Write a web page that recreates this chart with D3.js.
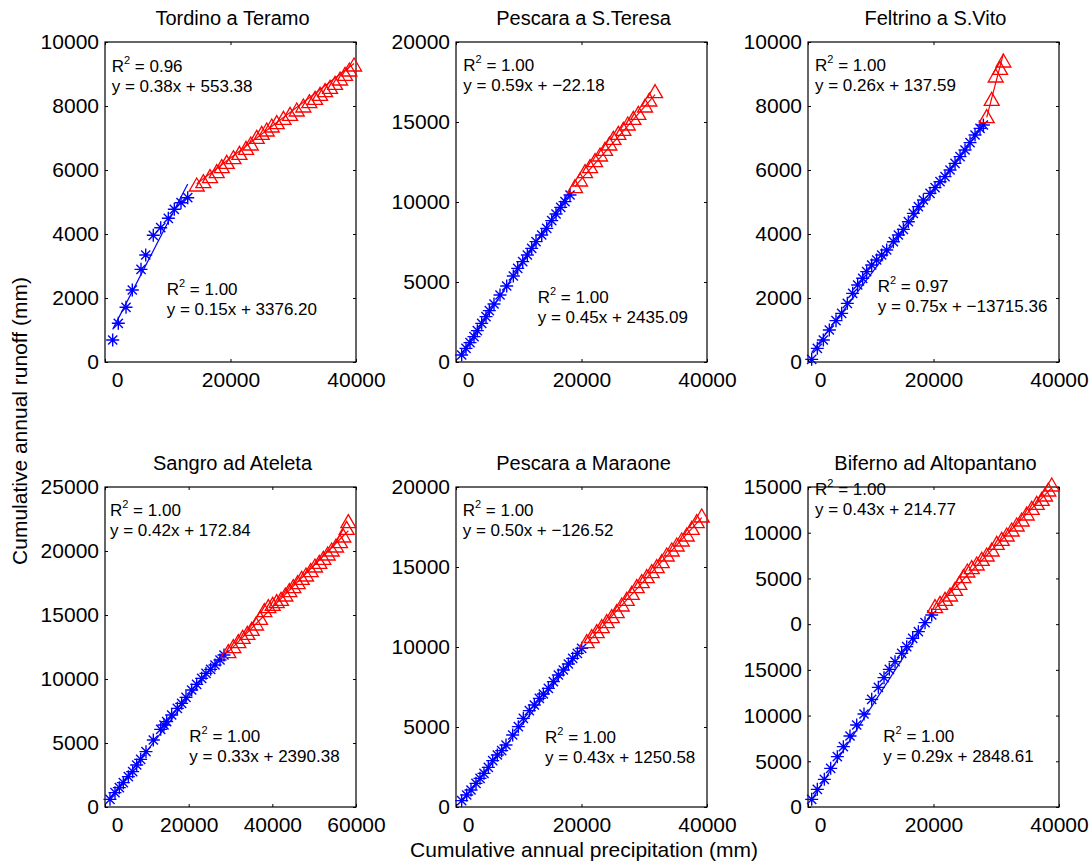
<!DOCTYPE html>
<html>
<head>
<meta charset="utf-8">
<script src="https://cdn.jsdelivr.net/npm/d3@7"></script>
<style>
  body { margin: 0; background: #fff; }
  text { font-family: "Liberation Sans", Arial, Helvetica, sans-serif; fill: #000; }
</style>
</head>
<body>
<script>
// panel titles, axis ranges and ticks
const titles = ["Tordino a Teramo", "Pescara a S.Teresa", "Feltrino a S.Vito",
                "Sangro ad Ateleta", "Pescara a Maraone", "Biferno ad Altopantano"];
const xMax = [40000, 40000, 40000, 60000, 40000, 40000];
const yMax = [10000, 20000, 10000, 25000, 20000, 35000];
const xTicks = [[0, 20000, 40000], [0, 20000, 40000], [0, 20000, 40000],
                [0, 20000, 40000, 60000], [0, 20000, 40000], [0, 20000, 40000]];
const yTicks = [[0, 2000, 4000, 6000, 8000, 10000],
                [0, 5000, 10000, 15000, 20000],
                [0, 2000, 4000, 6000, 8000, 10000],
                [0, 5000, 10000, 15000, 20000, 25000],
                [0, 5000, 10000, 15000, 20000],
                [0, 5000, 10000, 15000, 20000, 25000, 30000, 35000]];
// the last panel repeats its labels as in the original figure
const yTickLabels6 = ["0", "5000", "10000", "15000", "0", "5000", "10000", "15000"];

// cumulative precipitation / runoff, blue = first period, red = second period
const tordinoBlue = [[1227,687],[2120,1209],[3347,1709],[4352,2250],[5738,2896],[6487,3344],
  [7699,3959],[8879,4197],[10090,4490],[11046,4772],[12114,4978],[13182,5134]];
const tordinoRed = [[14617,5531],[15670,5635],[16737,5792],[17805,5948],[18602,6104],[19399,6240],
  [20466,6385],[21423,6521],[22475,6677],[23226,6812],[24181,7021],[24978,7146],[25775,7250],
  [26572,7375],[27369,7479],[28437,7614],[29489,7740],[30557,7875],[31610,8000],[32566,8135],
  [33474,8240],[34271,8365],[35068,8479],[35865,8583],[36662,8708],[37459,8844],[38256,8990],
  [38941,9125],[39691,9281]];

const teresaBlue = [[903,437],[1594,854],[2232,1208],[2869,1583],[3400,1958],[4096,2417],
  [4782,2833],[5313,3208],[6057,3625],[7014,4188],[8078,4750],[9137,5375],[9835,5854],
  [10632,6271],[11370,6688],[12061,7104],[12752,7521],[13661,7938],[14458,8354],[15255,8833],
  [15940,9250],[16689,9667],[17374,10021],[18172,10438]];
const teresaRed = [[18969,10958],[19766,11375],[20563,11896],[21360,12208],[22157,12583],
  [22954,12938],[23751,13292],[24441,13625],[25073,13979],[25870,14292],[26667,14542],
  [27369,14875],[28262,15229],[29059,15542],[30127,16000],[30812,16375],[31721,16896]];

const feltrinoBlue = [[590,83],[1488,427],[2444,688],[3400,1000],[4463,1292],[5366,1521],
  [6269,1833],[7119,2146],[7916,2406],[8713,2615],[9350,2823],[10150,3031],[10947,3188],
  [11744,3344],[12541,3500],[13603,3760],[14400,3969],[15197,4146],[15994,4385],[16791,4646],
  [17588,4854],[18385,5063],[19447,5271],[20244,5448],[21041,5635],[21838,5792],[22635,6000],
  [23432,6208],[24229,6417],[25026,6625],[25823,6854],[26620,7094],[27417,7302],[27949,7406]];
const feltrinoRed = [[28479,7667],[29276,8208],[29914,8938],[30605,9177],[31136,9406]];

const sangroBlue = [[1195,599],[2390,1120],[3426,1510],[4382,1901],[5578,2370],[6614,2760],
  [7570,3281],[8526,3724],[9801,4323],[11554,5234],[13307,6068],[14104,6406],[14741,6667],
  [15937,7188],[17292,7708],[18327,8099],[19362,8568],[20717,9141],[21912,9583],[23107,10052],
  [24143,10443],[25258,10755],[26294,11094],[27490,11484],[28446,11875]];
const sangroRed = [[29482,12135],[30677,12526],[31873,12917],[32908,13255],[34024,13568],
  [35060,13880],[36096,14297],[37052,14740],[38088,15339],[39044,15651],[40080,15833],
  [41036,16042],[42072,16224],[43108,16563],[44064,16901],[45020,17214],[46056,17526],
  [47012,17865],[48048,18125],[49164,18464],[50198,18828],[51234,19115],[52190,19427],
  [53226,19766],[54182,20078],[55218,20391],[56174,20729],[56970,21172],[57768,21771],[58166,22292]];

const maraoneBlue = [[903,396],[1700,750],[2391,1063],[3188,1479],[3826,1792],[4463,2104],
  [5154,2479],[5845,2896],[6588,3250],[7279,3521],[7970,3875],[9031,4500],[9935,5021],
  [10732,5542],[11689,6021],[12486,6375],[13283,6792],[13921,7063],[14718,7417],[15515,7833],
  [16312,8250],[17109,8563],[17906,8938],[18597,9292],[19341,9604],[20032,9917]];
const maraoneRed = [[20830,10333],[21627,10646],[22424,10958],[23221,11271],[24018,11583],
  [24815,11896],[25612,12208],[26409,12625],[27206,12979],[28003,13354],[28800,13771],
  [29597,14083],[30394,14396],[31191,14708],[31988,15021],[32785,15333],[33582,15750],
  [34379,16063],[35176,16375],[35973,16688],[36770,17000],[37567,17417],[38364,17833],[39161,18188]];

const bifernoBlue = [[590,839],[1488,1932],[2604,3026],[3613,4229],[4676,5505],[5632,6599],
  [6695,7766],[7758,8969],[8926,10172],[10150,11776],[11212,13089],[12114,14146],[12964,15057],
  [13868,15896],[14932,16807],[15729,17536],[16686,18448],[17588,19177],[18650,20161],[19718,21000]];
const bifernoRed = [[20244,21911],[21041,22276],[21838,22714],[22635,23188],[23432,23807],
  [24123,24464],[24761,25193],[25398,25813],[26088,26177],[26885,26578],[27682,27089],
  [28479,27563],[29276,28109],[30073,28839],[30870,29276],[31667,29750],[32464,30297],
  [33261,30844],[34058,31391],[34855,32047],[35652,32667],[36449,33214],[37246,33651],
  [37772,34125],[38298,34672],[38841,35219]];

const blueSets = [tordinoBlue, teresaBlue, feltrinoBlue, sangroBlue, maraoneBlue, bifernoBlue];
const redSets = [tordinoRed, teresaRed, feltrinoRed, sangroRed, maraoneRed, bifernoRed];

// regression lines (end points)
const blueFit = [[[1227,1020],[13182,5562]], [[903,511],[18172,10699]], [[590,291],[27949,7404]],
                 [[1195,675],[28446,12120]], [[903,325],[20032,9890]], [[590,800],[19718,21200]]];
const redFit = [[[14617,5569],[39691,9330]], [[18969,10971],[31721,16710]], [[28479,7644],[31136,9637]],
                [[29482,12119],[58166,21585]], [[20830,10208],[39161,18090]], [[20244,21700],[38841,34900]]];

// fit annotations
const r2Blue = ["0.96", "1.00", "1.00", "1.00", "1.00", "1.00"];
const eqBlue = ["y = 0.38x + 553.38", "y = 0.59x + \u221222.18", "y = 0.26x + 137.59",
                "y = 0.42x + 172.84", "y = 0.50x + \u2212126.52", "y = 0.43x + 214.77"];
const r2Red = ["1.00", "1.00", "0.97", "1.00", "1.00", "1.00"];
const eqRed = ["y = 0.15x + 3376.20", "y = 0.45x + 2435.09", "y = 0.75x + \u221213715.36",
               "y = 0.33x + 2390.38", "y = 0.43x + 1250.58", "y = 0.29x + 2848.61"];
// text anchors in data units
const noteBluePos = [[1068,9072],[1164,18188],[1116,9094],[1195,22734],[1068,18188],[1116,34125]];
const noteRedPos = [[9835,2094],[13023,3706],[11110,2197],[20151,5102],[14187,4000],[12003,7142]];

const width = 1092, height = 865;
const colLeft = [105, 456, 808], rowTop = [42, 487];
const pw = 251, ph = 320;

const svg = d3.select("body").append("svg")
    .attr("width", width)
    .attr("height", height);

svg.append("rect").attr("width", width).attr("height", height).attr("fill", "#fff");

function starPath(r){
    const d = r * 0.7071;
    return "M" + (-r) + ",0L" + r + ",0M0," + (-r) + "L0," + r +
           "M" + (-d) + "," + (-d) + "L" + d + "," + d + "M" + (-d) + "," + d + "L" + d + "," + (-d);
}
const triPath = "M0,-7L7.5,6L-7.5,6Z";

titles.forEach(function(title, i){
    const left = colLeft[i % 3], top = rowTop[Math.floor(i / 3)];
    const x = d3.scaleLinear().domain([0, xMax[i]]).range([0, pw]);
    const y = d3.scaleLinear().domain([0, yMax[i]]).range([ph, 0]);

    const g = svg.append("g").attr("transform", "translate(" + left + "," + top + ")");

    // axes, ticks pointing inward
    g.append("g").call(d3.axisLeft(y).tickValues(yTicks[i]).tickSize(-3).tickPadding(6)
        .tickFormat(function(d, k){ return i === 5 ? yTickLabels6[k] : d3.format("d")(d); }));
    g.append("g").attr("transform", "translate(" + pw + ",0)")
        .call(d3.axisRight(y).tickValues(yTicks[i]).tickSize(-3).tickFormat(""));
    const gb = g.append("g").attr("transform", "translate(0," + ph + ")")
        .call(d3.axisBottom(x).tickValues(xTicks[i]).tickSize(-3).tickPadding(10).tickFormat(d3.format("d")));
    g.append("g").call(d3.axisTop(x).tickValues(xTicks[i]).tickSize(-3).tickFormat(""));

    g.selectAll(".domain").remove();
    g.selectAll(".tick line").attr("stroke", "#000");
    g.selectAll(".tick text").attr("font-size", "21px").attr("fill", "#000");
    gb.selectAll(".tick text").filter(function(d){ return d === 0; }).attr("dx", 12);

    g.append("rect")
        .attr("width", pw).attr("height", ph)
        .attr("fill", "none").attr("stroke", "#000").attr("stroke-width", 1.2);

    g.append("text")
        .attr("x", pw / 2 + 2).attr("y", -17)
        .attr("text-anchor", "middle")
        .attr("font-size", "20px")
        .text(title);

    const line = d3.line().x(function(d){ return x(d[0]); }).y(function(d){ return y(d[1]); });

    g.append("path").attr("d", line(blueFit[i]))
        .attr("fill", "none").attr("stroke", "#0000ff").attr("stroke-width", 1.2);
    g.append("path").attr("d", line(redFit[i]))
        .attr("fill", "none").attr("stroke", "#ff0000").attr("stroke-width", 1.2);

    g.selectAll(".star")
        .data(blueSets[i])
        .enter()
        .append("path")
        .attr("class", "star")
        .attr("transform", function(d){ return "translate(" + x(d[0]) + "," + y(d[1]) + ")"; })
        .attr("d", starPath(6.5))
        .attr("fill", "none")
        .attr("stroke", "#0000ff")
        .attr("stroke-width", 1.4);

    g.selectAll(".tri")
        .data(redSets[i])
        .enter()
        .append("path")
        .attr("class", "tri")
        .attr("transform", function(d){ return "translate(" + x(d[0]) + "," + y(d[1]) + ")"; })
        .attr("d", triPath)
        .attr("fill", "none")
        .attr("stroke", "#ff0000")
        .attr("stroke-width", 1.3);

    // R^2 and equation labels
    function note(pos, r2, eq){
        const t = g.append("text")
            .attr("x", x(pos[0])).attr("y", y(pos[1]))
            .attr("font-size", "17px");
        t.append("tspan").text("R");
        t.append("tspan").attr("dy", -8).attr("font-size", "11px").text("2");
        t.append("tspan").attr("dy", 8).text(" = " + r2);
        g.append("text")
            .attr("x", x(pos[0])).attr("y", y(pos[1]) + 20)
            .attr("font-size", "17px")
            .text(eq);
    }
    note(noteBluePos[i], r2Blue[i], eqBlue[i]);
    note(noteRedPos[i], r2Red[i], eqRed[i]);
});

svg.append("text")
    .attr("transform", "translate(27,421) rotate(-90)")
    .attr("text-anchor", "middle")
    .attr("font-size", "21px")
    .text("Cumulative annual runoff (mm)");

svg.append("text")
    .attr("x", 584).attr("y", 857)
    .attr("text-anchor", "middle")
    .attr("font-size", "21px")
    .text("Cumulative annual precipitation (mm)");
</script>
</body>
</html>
^^^^^^^^^^^^^^^^
• [BRIEF]: Begin at the first line of the data above and repeat each line exactly, stopping after the line containing "[38941,9125],[39691,9281]];". Omit the pictures.

• [COMPLETED TASK]:
Write a web page that recreates this chart with D3.js.
<!DOCTYPE html>
<html>
<head>
<meta charset="utf-8">
<script src="https://cdn.jsdelivr.net/npm/d3@7"></script>
<style>
  body { margin: 0; background: #fff; }
  text { font-family: "Liberation Sans", Arial, Helvetica, sans-serif; fill: #000; }
</style>
</head>
<body>
<script>
// panel titles, axis ranges and ticks
const titles = ["Tordino a Teramo", "Pescara a S.Teresa", "Feltrino a S.Vito",
                "Sangro ad Ateleta", "Pescara a Maraone", "Biferno ad Altopantano"];
const xMax = [40000, 40000, 40000, 60000, 40000, 40000];
const yMax = [10000, 20000, 10000, 25000, 20000, 35000];
const xTicks = [[0, 20000, 40000], [0, 20000, 40000], [0, 20000, 40000],
                [0, 20000, 40000, 60000], [0, 20000, 40000], [0, 20000, 40000]];
const yTicks = [[0, 2000, 4000, 6000, 8000, 10000],
                [0, 5000, 10000, 15000, 20000],
                [0, 2000, 4000, 6000, 8000, 10000],
                [0, 5000, 10000, 15000, 20000, 25000],
                [0, 5000, 10000, 15000, 20000],
                [0, 5000, 10000, 15000, 20000, 25000, 30000, 35000]];
// the last panel repeats its labels as in the original figure
const yTickLabels6 = ["0", "5000", "10000", "15000", "0", "5000", "10000", "15000"];

// cumulative precipitation / runoff, blue = first period, red = second period
const tordinoBlue = [[1227,687],[2120,1209],[3347,1709],[4352,2250],[5738,2896],[6487,3344],
  [7699,3959],[8879,4197],[10090,4490],[11046,4772],[12114,4978],[13182,5134]];
const tordinoRed = [[14617,5531],[15670,5635],[16737,5792],[17805,5948],[18602,6104],[19399,6240],
  [20466,6385],[21423,6521],[22475,6677],[23226,6812],[24181,7021],[24978,7146],[25775,7250],
  [26572,7375],[27369,7479],[28437,7614],[29489,7740],[30557,7875],[31610,8000],[32566,8135],
  [33474,8240],[34271,8365],[35068,8479],[35865,8583],[36662,8708],[37459,8844],[38256,8990],
  [38941,9125],[39691,9281]];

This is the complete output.